Pianist Parker’s Montrose Trio (Dec. 6) will spotlight three chamber-music titans: Joseph Haydn, Johannes Brahms and Felix Mendelssohn. The Emerson String Quartet (April 30, 2019) will put Mozart and Beethoven alongside a composer who’s equally loved, but not usually for chamber music: Giuseppe Verdi, who took a break from opera to write a string quartet.

Less-familiar figures will have their moments, too. The Faure  Quartet (March 26, 2019) will perform a work by Vincent d’Indy, a French post-Romantic whose music rarely turns up on this side of the Atlantic. And the Rolston Quartet (Jan. 24, 2019) will feature a fellow Canadian: the venerable R. Murray Schafer, whose Quartet No. 2–subtitled Waves–draws timing and contours from the stirrings of the ocean.

Even when the Rolston players were students at Rice, they were “completely professional,” Booth recalls. “That is so key. … They did have a change during their residency.
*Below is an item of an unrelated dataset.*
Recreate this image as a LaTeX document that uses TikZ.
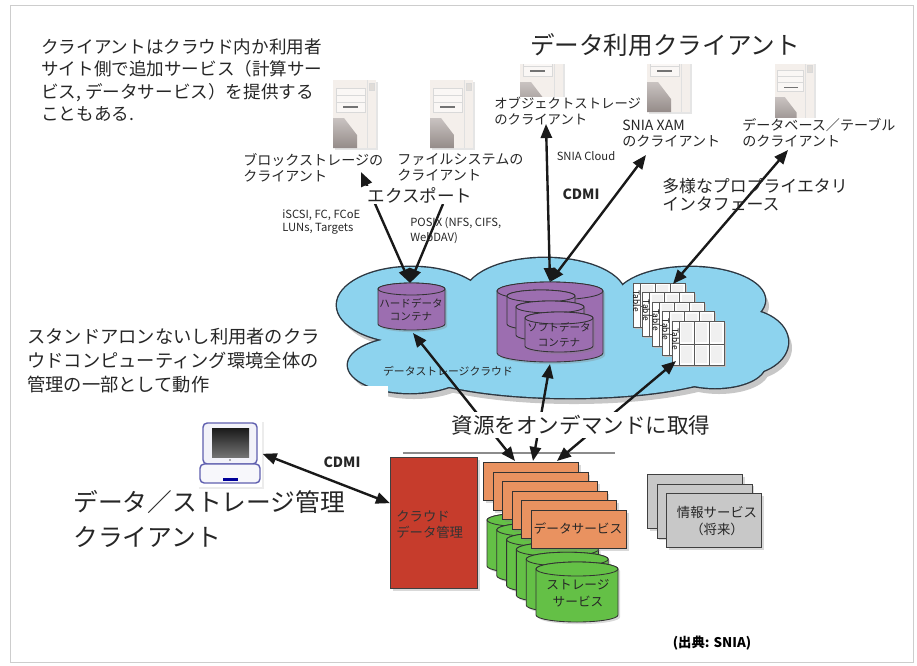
\documentclass[tikz,border=0pt]{standalone}
\usepackage{fontspec}
\setmainfont{Noto Sans CJK JP}
\usetikzlibrary{arrows.meta,shadows,calc}

\definecolor{cloudblue}{RGB}{141,211,238}
\definecolor{cloudline}{RGB}{45,55,65}
\definecolor{contpurple}{RGB}{156,110,176}
\definecolor{mgmtred}{RGB}{198,60,44}
\definecolor{svcorange}{RGB}{233,146,96}
\definecolor{stgreen}{RGB}{100,192,70}
\definecolor{infogray}{RGB}{200,200,200}
\definecolor{framegray}{RGB}{205,205,205}
\definecolor{servbody}{RGB}{244,239,235}
\definecolor{servgray}{RGB}{165,155,152}
\definecolor{laptopblue}{RGB}{95,95,175}

\newcommand\fsz[2]{\fontsize{#1}{#2}\selectfont}

% tower workstation icon; #1,#2 top-left corner, #3 scale
\newcommand\servericon[3]{%
  \begin{scope}[shift={(#1,#2)}, scale=#3]
    \fill[black!10] (1.5,1.5) rectangle (45,70);
    \fill[servbody] (0,0) rectangle (43,68);
    \draw[black!12, line width=.5pt] (34,0) -- (34,68);
    \draw[black!15, fill=servbody!92!black] (36,3) rectangle (41,10);
    \draw[black!15, line width=.5pt, fill=white!50!servbody]
      (3,8) rectangle (32,15) (3,15) rectangle (32,22) (3,22) rectangle (32,32);
    \draw[black!55, line width=.9pt] (10,27) -- (25,27);
    \shade[top color=servgray!60, bottom color=servgray!90!black]
      (0,38) -- (11,38) -- (24,55) -- (24,68) -- (0,68) -- cycle;
  \end{scope}}

% small table sheet; #1,#2 top-left corner
\newcommand\tablegrid[2]{%
  \begin{scope}[shift={({#1},{#2})}]
    \fill[black!25] (1.5,1.5) rectangle (53.5,45.5);
    \draw[black!65, fill=white, line width=.6pt] (0,0) rectangle (52,44);
    \fill[black!6] (9,2) rectangle (20,21) (24,2) rectangle (35,21) (39,2) rectangle (50,21)
                   (9,25) rectangle (20,42) (24,25) rectangle (35,42) (39,25) rectangle (50,42);
    \draw[black!65, line width=.6pt] (7,0) -- (7,44) (22,0) -- (22,44) (37,0) -- (37,44) (7,23) -- (52,23);
    \node[rotate=-90, inner sep=0pt, font=\fsz{6pt}{6pt}] at (3.6,18) {Table};
  \end{scope}}

% cylinder; #1,#2 top-left, #3 width, #4 height, #5 cap half-height, #6 colour
\newcommand\drum[6]{%
  \filldraw[fill=#6, draw=black!80, line width=.6pt,
            drop shadow={opacity=.3, shadow xshift=1.5pt, shadow yshift=-1.5pt}]
    (#1,{#2+#5}) -- (#1,{#2+#4-#5})
    arc[start angle=180, end angle=360, x radius={#3*0.0125cm}, y radius={#5*0.025cm}]
    -- ({#1+#3},{#2+#5})
    arc[start angle=0, end angle=180, x radius={#3*0.0125cm}, y radius={#5*0.025cm}] -- cycle;
  \filldraw[fill=#6, draw=black!80, line width=.6pt]
    ({#1+#3/2},{#2+#5}) ellipse[x radius={#3*0.0125cm}, y radius={#5*0.025cm}];}

\tikzset{
  link/.style={line width=1.7pt, draw=black!90, -{Triangle[length=10pt,width=8pt]}},
  biglink/.style={line width=1.7pt, draw=black!90,
    {Triangle[length=10pt,width=8pt]}-{Triangle[length=10pt,width=8pt]}},
  txt/.style={inner sep=0pt, align=left, text=black!85},
  softshadow/.style={drop shadow={opacity=0.3, shadow xshift=1.6pt, shadow yshift=-1.8pt}},
  svcbox/.style={draw=black!80, line width=.6pt, fill=svcorange, inner sep=0pt,
    minimum width=2.375cm, minimum height=0.95cm, anchor=north west, softshadow},
  infobox/.style={draw=black!75, line width=.6pt, fill=infogray, inner sep=0pt,
    minimum width=2.375cm, minimum height=1.35cm, anchor=north west, softshadow},
}

\begin{document}
\begin{tikzpicture}[x=0.025cm, y=-0.025cm]
\useasboundingbox (0,0) rectangle (917,666);
\draw[framegray, line width=.7pt] (10,5) rectangle (913,662);

% client workstations
\servericon{333}{80}{1}
\servericon{430}{80}{1}
\servericon{520}{44}{1}
\servericon{647}{44}{1}
\servericon{775}{63}{0.9}

\node[txt, font=\fsz{17.5pt}{20pt}, fill=white, minimum width=7.6cm, inner ysep=5pt, align=center]
  (title) at (665,45) {データ利用クライアント};

\node[txt, anchor=north west, font=\fsz{12.5pt}{16.1pt}] (topnote) at (41,38)
  {クライアントはクラウド内か利用者\\サイト側で追加サービス（計算サー\\ビス, データサービス）を提供する\\こともある.};

\node[txt, anchor=north west, font=\fsz{10pt}{11.5pt}] (blockcli) at (243,153)
  {ブロックストレージの\\クライアント};
\node[txt, anchor=north west, font=\fsz{10pt}{11.5pt}] (filecli) at (397,153)
  {ファイルシステムの\\クライアント};
\node[txt, anchor=north west, font=\fsz{9.5pt}{11.3pt}, fill=white] (objcli) at (494,97)
  {オブジェクトストレージ\\のクライアント};
\node[txt, anchor=north west, font=\fsz{10pt}{11pt}, fill=white] (xamcli) at (622,120)
  {SNIA XAM\\のクライアント};
\node[txt, anchor=north west, font=\fsz{10pt}{11.3pt}, fill=white] (dbcli) at (742,118)
  {データベース／テーブル\\のクライアント};

% storage cloud: shadow, outline, body
\foreach \cx/\cy/\rx/\ry in {412/305/1.875/0.95, 410/365/1.55/0.7, 545/295/2.0/0.925,
    690/300/1.875/0.825, 740/342/1.2/0.825, 570/360/4.25/0.95, 715/365/1.25/0.575}
  \fill[black!22] ({\cx+4},{\cy+6}) ellipse[x radius=\rx cm, y radius=\ry cm];
\foreach \cx/\cy/\rx/\ry in {412/305/1.875/0.95, 410/365/1.55/0.7, 545/295/2.0/0.925,
    690/300/1.875/0.825, 740/342/1.2/0.825, 570/360/4.25/0.95, 715/365/1.25/0.575}
  \draw[cloudline, line width=2pt] (\cx,\cy) ellipse[x radius=\rx cm, y radius=\ry cm];
\foreach \cx/\cy/\rx/\ry in {412/305/1.875/0.95, 410/365/1.55/0.7, 545/295/2.0/0.925,
    690/300/1.875/0.825, 740/342/1.2/0.825, 570/360/4.25/0.95, 715/365/1.25/0.575,
    560/330/4.0/1.0}
  \fill[cloudblue] (\cx,\cy) ellipse[x radius=\rx cm, y radius=\ry cm];
% the cloud's lower left corner is cut off square
\fill[white] (318,386) rectangle (388,404);

% containers in the cloud
\drum{378}{283}{67}{47}{6}{contpurple}
\drum{497}{282}{106}{80}{9}{contpurple}
\drum{507}{290}{68}{40}{6}{contpurple}
\drum{516}{301}{68}{40}{6}{contpurple}
\drum{525}{312}{68}{40}{6}{contpurple}
\foreach \i in {0,...,4} {\tablegrid{633+9.75*\i}{283+9.5*\i}}

\node[txt, align=center, font=\fsz{7.5pt}{9.5pt}] (hard) at (411,310) {ハードデータ\\コンテナ};
\node[txt, align=center, font=\fsz{7.5pt}{10.5pt}] (soft) at (559,335) {ソフトデータ\\コンテナ};
\node[txt, font=\fsz{7.7pt}{9pt}] (cloudname) at (448,371) {データストレージクラウド};

% end points on the containers and clients
\coordinate (hardtop) at (410,283);
\coordinate (hardbot) at (413,333);
\coordinate (softtop) at (550,282);
\coordinate (softbot) at (550,364);
\coordinate (tabtop) at (673,284);
\coordinate (tabbot) at (676,361);
\coordinate (blocktip) at (361,172);
\coordinate (objtip) at (546,124);
\coordinate (xamtip) at (646,155);
\coordinate (dbtip) at (788,150);
\coordinate (exptail) at (443,204);

\draw[biglink] (hardtop) -- (blocktip);
\draw[link] (exptail) -- (hardtop);
\draw[biglink] (softtop) -- (objtip);
\draw[biglink] (softtop) -- (xamtip);
\draw[biglink] (tabtop) -- (dbtip);

\node[txt, font=\fsz{12.5pt}{14pt}, fill=white, inner sep=1pt] (export) at (420,195) {エクスポート};
\node[txt, anchor=north west, font=\fsz{8pt}{9.5pt}] (blockproto) at (282,209) {iSCSI, FC, FCoE\\LUNs, Targets};
\node[txt, anchor=north west, font=\fsz{8pt}{10.5pt}] (fileproto) at (410,217) {POSIX (NFS, CIFS,\\WebDAV)};
\node[txt, font=\fsz{8pt}{9pt}] (sniacloud) at (586,156) {SNIA Cloud};
\node[txt, font=\bfseries\fsz{10pt}{12pt}] (cdmitop) at (581,194) {CDMI};
\node[txt, anchor=north west, font=\fsz{12pt}{13pt}] (proprietary) at (662,178)
  {多様なプロプライエタリ\\インタフェース};

\node[txt, anchor=north west, font=\fsz{13pt}{17pt}] (mgmtnote) at (27,328)
  {スタンドアロンないし利用者のクラ\\ウドコンピューティング環境全体の\\管理の一部として動作};

% cloud services
\draw[black!45, line width=1pt] (403,453) -- (615,453);
\foreach \i in {0,...,5} {\drum{487+9.8*\i}{513+9.8*\i}{82}{60}{7}{stgreen}}
\foreach \i in {0,...,5} {\node[svcbox] (ds\i) at ({483+9.6*\i},{462+9.6*\i}) {};}
\foreach \i in {0,...,2} {\node[infobox] (info\i) at ({647+9.5*\i},{474+9.5*\i}) {};}
\node[txt, font=\fsz{9pt}{11pt}] (dslabel) at (578,528) {データサービス};
\node[txt, align=center, font=\fsz{9pt}{12pt}] (stlabel) at (578,593) {ストレージ\\サービス};
\node[txt, align=center, font=\fsz{9.5pt}{12pt}] (infolabel) at (717,521) {情報サービス\\（将来）};

\node[draw=black!75, fill=mgmtred, line width=.6pt, minimum width=2.175cm, minimum height=3.275cm,
      anchor=north west, inner sep=0pt, softshadow] (mgmt) at (390,457) {};
\node[txt, anchor=north west, font=\fsz{9.5pt}{12pt}, text=black!80] (mgmtlabel) at (396,510)
  {クラウド\\データ管理};

% management laptop
\node[fill=white, minimum width=1.625cm, minimum height=1.675cm, inner sep=0pt, anchor=north west,
      drop shadow={opacity=.15, shadow xshift=1pt, shadow yshift=-1pt}] (laptop) at (197,420) {};
\begin{scope}[shift={(197,420)}]
  \draw[laptopblue, line width=1pt, fill=white!92!laptopblue, rounded corners=3pt] (6,3) rectangle (60,44);
  \shade[top color=black!90, bottom color=black!55] (15,8) rectangle (52,37);
  \fill[black!60] (33,40) circle (0.7pt);
  \draw[laptopblue, line width=1pt, fill=white!95!laptopblue, rounded corners=3pt] (3,44) rectangle (63,63);
  \fill[blue!60!black] (26,57.5) rectangle (41,60.5);
\end{scope}

\coordinate (ds0a) at (515,461);
\coordinate (ds0b) at (533,461);
\coordinate (ds0c) at (557,461);
\draw[biglink] (ds0a) -- (hardbot);
\draw[biglink] (ds0b) -- (softbot);
\draw[biglink] (ds0c) -- (tabbot);
\draw[biglink] (laptop.east) -- ($(mgmt.north west)!0.35!(mgmt.south west)$);

\node[txt, font=\fsz{15.3pt}{17pt}, fill=white, inner sep=2pt] (ondemand) at (581,425)
  {資源をオンデマンドに取得};
\node[txt, font=\bfseries\fsz{10pt}{12pt}] (cdmibot) at (342,462) {CDMI};
\node[txt, anchor=north west, font=\fsz{17.6pt}{25pt}] (mgmtclient) at (73,490)
  {データ／ストレージ管理\\クライアント};
\node[txt, font=\bfseries\fsz{9.5pt}{11pt}, text=black] (source) at (712,643) {(出典: SNIA)};
\end{tikzpicture}
\end{document}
They changed one of their violinists. That can be a deal-breaker for a young quartet. When you change players, that can kill it. But they came through it just fine.”

Having 2018-19 lined up doesn’t mean Chamber Music Houston can stop thinking. Options are already appearing for the following season, which will include at least two anniversaries.

In 2020, the group will mark its 60th birthday. Its founding in 1960, Fairbanks notes, means the group has been in Houston longer than the Astros or NASA. And 2020 will be the 250th anniversary of an icon’s birth.“I’m beginning to see Beethoven (programs),” Fairbanks says. “We’ll probably get a lot of Beethoven possibilities. Maybe that’ll be an overarching theme.”